Dataset entries:
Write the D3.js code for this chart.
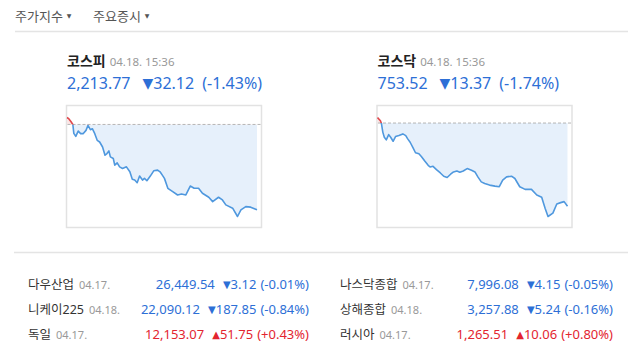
<!DOCTYPE html>
<html>
<head>
<meta charset="utf-8">
<script src="https://cdn.jsdelivr.net/npm/d3@7.9.0/dist/d3.min.js"></script>
<style>
  body { margin: 0; background: #fff; }
  svg { display: block; font-family: "Noto Sans", "Noto Sans CJK KR", sans-serif; }
</style>
</head>
<body>
<svg width="640" height="350"></svg>
<script>
// intraday data, minutes after 09:00
const kospiMinutes = [0, 4, 8, 12, 14, 18, 23, 28, 33, 39, 43, 48, 52, 57, 62, 67, 73, 78, 82, 86, 89, 95, 98, 103, 108, 114, 122, 129, 134, 139, 144, 149, 155, 159, 164, 171, 178, 186, 191, 197, 200, 207, 217, 227, 235, 244, 253, 261, 270, 278, 291, 299, 311, 319, 326, 340, 350, 357, 367, 377, 390];
const kospiValues = [2248.50, 2247.94, 2247.01, 2245.89, 2242.53, 2241.41, 2243.39, 2242.42, 2242.42, 2243.65, 2245.52, 2243.91, 2244.28, 2242.42, 2239.91, 2239.28, 2237.41, 2234.31, 2234.95, 2235.92, 2233.68, 2233.08, 2230.58, 2231.44, 2229.94, 2229.34, 2229.94, 2228.07, 2225.24, 2224.97, 2223.97, 2226.47, 2224.97, 2225.61, 2224.71, 2226.47, 2228.45, 2228.71, 2228.07, 2226.47, 2225.61, 2221.87, 2220.60, 2219.37, 2219.74, 2219.37, 2222.73, 2221.87, 2221.87, 2220.01, 2218.51, 2216.87, 2218.51, 2217.50, 2215.64, 2214.40, 2211.27, 2213.77, 2215.00, 2214.78, 2213.77];
const kosdaqMinutes = [0, 6, 8, 11, 14, 18, 23, 27, 32, 37, 44, 52, 58, 62, 67, 73, 78, 85, 90, 97, 104, 108, 114, 121, 129, 136, 143, 150, 156, 163, 169, 176, 184, 193, 200, 206, 213, 220, 230, 241, 250, 257, 265, 275, 282, 292, 303, 316, 327, 337, 344, 350, 360, 368, 376, 383, 390];
const kosdaqValues = [767.78, 767.26, 766.83, 765.39, 764.60, 764.18, 765.03, 764.60, 763.96, 764.71, 764.87, 765.14, 764.87, 764.34, 763.80, 762.91, 762.11, 761.95, 761.52, 760.78, 760.09, 759.82, 759.93, 759.40, 758.86, 758.33, 758.13, 758.66, 759.03, 759.18, 758.98, 759.18, 759.57, 759.30, 759.03, 758.23, 757.43, 757.18, 756.91, 756.75, 756.65, 757.70, 758.23, 758.34, 757.97, 756.64, 756.22, 756.22, 755.32, 754.95, 753.20, 751.86, 752.40, 753.88, 754.09, 754.25, 753.52];

const indexNames = ['코스피', '코스닥'];
const indexTimes = ['04.18. 15:36', '04.18. 15:36'];
const indexPrices = [2213.77, 753.52];
const indexChanges = [-32.12, -13.37];
const indexRates = [-1.43, -1.74];

const worldNames = ['다우산업', '나스닥종합', '니케이225', '상해종합', '독일', '러시아'];
const worldDates = ['04.17.', '04.17.', '04.18.', '04.18.', '04.17.', '04.17.'];
const worldPrices = [26449.54, 7996.08, 22090.12, 3257.88, 12153.07, 1265.51];
const worldChanges = [-3.12, -4.15, -187.85, -5.24, 51.75, 10.06];
const worldRates = [-0.01, -0.05, -0.84, -0.16, 0.43, 0.80];

const BLUE = '#2d6fd6', RED = '#e3242f', GRAY = '#999';
const fmt = d3.format(',.2f');

const svg = d3.select('svg');

// top tabs
const tabs = [['주가지수', 15], ['주요증시', 93]];
tabs.forEach(([t, x]) => {
  const g = svg.append('text').attr('x', x).attr('y', 21)
    .attr('font-size', 13).attr('fill', '#555');
  g.append('tspan').text(t);
  g.append('tspan').attr('dx', 4).attr('font-size', 6).attr('dy', -3)
    .attr('font-family', 'DejaVu Sans').text('▼');
});
svg.append('line').attr('x1', 15).attr('x2', 628).attr('y1', 31.5).attr('y2', 31.5)
  .attr('stroke', '#e4e4e4').attr('stroke-width', 1.5);
svg.append('line').attr('x1', 14).attr('x2', 628).attr('y1', 252.5).attr('y2', 252.5)
  .attr('stroke', '#e4e4e4').attr('stroke-width', 1.5);

const panels = [
  { x: 66.5, minutes: kospiMinutes, values: kospiValues },
  { x: 377, minutes: kosdaqMinutes, values: kosdaqValues }
];

panels.forEach((p, i) => {
  const box = { x: p.x, y: 105.5, w: 195, h: 122 };
  const prev = +(indexPrices[i] - indexChanges[i]).toFixed(2);

  // title
  const title = svg.append('text').attr('x', p.x + 0.5).attr('y', 66);
  title.append('tspan').attr('font-size', 14).attr('font-weight', 'bold').attr('fill', '#222')
    .attr('font-family', 'Noto Sans CJK KR').text(indexNames[i]);
  title.append('tspan').attr('dx', 4).attr('font-size', 11.5).attr('fill', GRAY).text(indexTimes[i]);

  const price = svg.append('text').attr('x', p.x + 0.5).attr('y', 89).attr('fill', BLUE);
  price.append('tspan').attr('font-size', 16).text(fmt(indexPrices[i]));
  price.append('tspan').attr('dx', 12).attr('font-size', 14).attr('dy', -1)
    .attr('font-family', 'DejaVu Sans').text('▼');
  price.append('tspan').attr('font-size', 16).attr('dy', 1).text(Math.abs(indexChanges[i]).toFixed(2));
  price.append('tspan').attr('dx', 8).attr('font-size', 16).text(`(${indexRates[i].toFixed(2)}%)`);

  // chart box
  svg.append('rect').attr('x', box.x).attr('y', box.y).attr('width', box.w).attr('height', box.h)
    .attr('fill', '#fff').attr('stroke', '#e2e2e2').attr('stroke-width', 1.5);

  const data = p.minutes.map((m, k) => ({ m, v: p.values[k] }));
  const x = d3.scaleLinear().domain([0, 390]).range([box.x + 0.5, box.x + box.w - 4.5]);
  const y = d3.scaleLinear().domain(d3.extent(p.values)).range([box.y + box.h - 11, box.y + 12]);
  const by = y(prev);

  const upId = `up${i}`, dnId = `dn${i}`;
  const defs = svg.append('defs');
  defs.append('clipPath').attr('id', upId).append('rect')
    .attr('x', box.x).attr('y', box.y).attr('width', box.w).attr('height', by - box.y);
  defs.append('clipPath').attr('id', dnId).append('rect')
    .attr('x', box.x).attr('y', by).attr('width', box.w).attr('height', box.y + box.h - by);

  const area = d3.area().x(d => x(d.m)).y0(by).y1(d => y(d.v));
  const line = d3.line().x(d => x(d.m)).y(d => y(d.v));

  svg.append('path').datum(data).attr('d', area).attr('fill', '#e6f0fb').attr('clip-path', `url(#${dnId})`);
  svg.append('path').datum(data).attr('d', area).attr('fill', '#fbe6e6').attr('clip-path', `url(#${upId})`);

  svg.append('line').attr('x1', box.x + 1).attr('x2', box.x + box.w - 1).attr('y1', by).attr('y2', by)
    .attr('stroke', '#b5b5b5').attr('stroke-dasharray', '3,2');

  svg.append('path').datum(data).attr('d', line).attr('fill', 'none')
    .attr('stroke', '#4f98de').attr('stroke-width', 1.6).attr('stroke-linejoin', 'round')
    .attr('clip-path', `url(#${dnId})`);
  svg.append('path').datum(data).attr('d', line).attr('fill', 'none')
    .attr('stroke', '#e0484c').attr('stroke-width', 1.6).attr('stroke-linejoin', 'round')
    .attr('clip-path', `url(#${upId})`);
});

// world markets rows
const rowY = [289, 314, 339];
const colX = [28, 340];
const colRight = [309, 613];
worldNames.forEach((name, k) => {
  const col = k % 2, row = Math.floor(k / 2);
  const yy = rowY[row];
  const up = worldChanges[k] > 0;
  const color = up ? RED : BLUE;

  const lab = svg.append('text').attr('x', colX[col]).attr('y', yy);
  lab.append('tspan').attr('font-size', 12.5).attr('fill', '#333').text(name);
  lab.append('tspan').attr('dx', 5).attr('font-size', 11).attr('fill', GRAY).text(worldDates[k]);

  const chg = svg.append('text').attr('x', colRight[col]).attr('y', yy)
    .attr('text-anchor', 'end').attr('fill', color).attr('font-size', 13);
  chg.append('tspan').attr('font-family', 'DejaVu Sans').attr('font-size', 10).attr('dy', -1)
    .text(up ? '▲' : '▼');
  chg.append('tspan').attr('dy', 1).text(Math.abs(worldChanges[k]).toFixed(2));
  chg.append('tspan').attr('dx', 4).text(`(${up ? '+' : ''}${worldRates[k].toFixed(2)}%)`);

  const w = chg.node().getBBox().width;
  svg.append('text').attr('x', colRight[col] - w - 8).attr('y', yy)
    .attr('text-anchor', 'end').attr('fill', color).attr('font-size', 13)
    .text(fmt(worldPrices[k]));
});
</script>
</body>
</html>
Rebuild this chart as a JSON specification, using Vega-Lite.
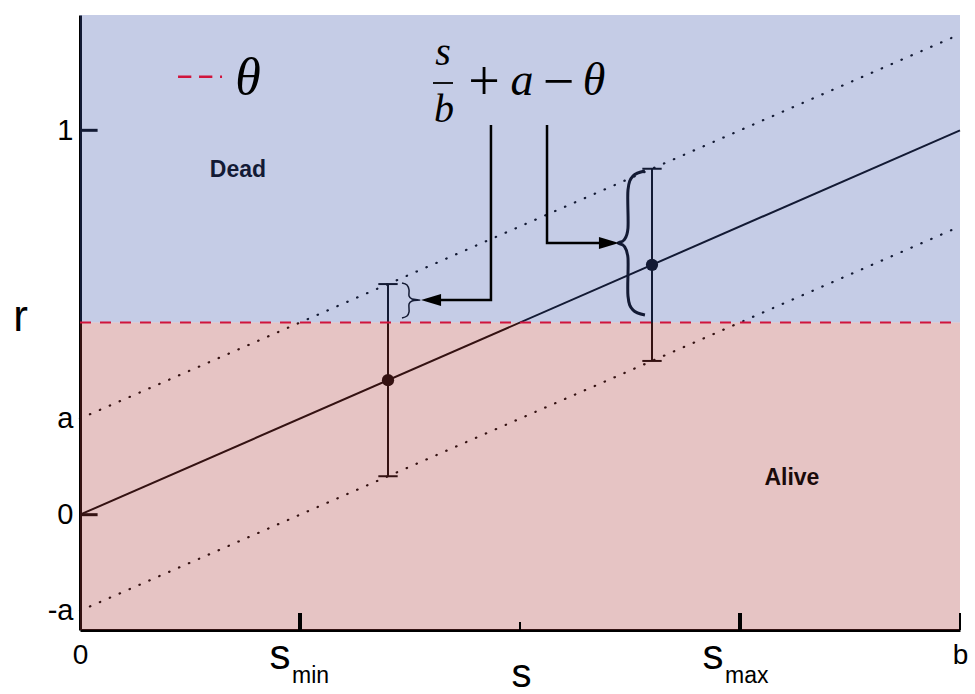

Exercise: Each line from the top of the material through the line containing "const indexRates = [-1.43, -1.74];" should be reproduced exactly; please drop any images.

Exercise result:
Write the D3.js code for this chart.
<!DOCTYPE html>
<html>
<head>
<meta charset="utf-8">
<script src="https://cdn.jsdelivr.net/npm/d3@7.9.0/dist/d3.min.js"></script>
<style>
  body { margin: 0; background: #fff; }
  svg { display: block; font-family: "Noto Sans", "Noto Sans CJK KR", sans-serif; }
</style>
</head>
<body>
<svg width="640" height="350"></svg>
<script>
// intraday data, minutes after 09:00
const kospiMinutes = [0, 4, 8, 12, 14, 18, 23, 28, 33, 39, 43, 48, 52, 57, 62, 67, 73, 78, 82, 86, 89, 95, 98, 103, 108, 114, 122, 129, 134, 139, 144, 149, 155, 159, 164, 171, 178, 186, 191, 197, 200, 207, 217, 227, 235, 244, 253, 261, 270, 278, 291, 299, 311, 319, 326, 340, 350, 357, 367, 377, 390];
const kospiValues = [2248.50, 2247.94, 2247.01, 2245.89, 2242.53, 2241.41, 2243.39, 2242.42, 2242.42, 2243.65, 2245.52, 2243.91, 2244.28, 2242.42, 2239.91, 2239.28, 2237.41, 2234.31, 2234.95, 2235.92, 2233.68, 2233.08, 2230.58, 2231.44, 2229.94, 2229.34, 2229.94, 2228.07, 2225.24, 2224.97, 2223.97, 2226.47, 2224.97, 2225.61, 2224.71, 2226.47, 2228.45, 2228.71, 2228.07, 2226.47, 2225.61, 2221.87, 2220.60, 2219.37, 2219.74, 2219.37, 2222.73, 2221.87, 2221.87, 2220.01, 2218.51, 2216.87, 2218.51, 2217.50, 2215.64, 2214.40, 2211.27, 2213.77, 2215.00, 2214.78, 2213.77];
const kosdaqMinutes = [0, 6, 8, 11, 14, 18, 23, 27, 32, 37, 44, 52, 58, 62, 67, 73, 78, 85, 90, 97, 104, 108, 114, 121, 129, 136, 143, 150, 156, 163, 169, 176, 184, 193, 200, 206, 213, 220, 230, 241, 250, 257, 265, 275, 282, 292, 303, 316, 327, 337, 344, 350, 360, 368, 376, 383, 390];
const kosdaqValues = [767.78, 767.26, 766.83, 765.39, 764.60, 764.18, 765.03, 764.60, 763.96, 764.71, 764.87, 765.14, 764.87, 764.34, 763.80, 762.91, 762.11, 761.95, 761.52, 760.78, 760.09, 759.82, 759.93, 759.40, 758.86, 758.33, 758.13, 758.66, 759.03, 759.18, 758.98, 759.18, 759.57, 759.30, 759.03, 758.23, 757.43, 757.18, 756.91, 756.75, 756.65, 757.70, 758.23, 758.34, 757.97, 756.64, 756.22, 756.22, 755.32, 754.95, 753.20, 751.86, 752.40, 753.88, 754.09, 754.25, 753.52];

const indexNames = ['코스피', '코스닥'];
const indexTimes = ['04.18. 15:36', '04.18. 15:36'];
const indexPrices = [2213.77, 753.52];
const indexChanges = [-32.12, -13.37];
const indexRates = [-1.43, -1.74];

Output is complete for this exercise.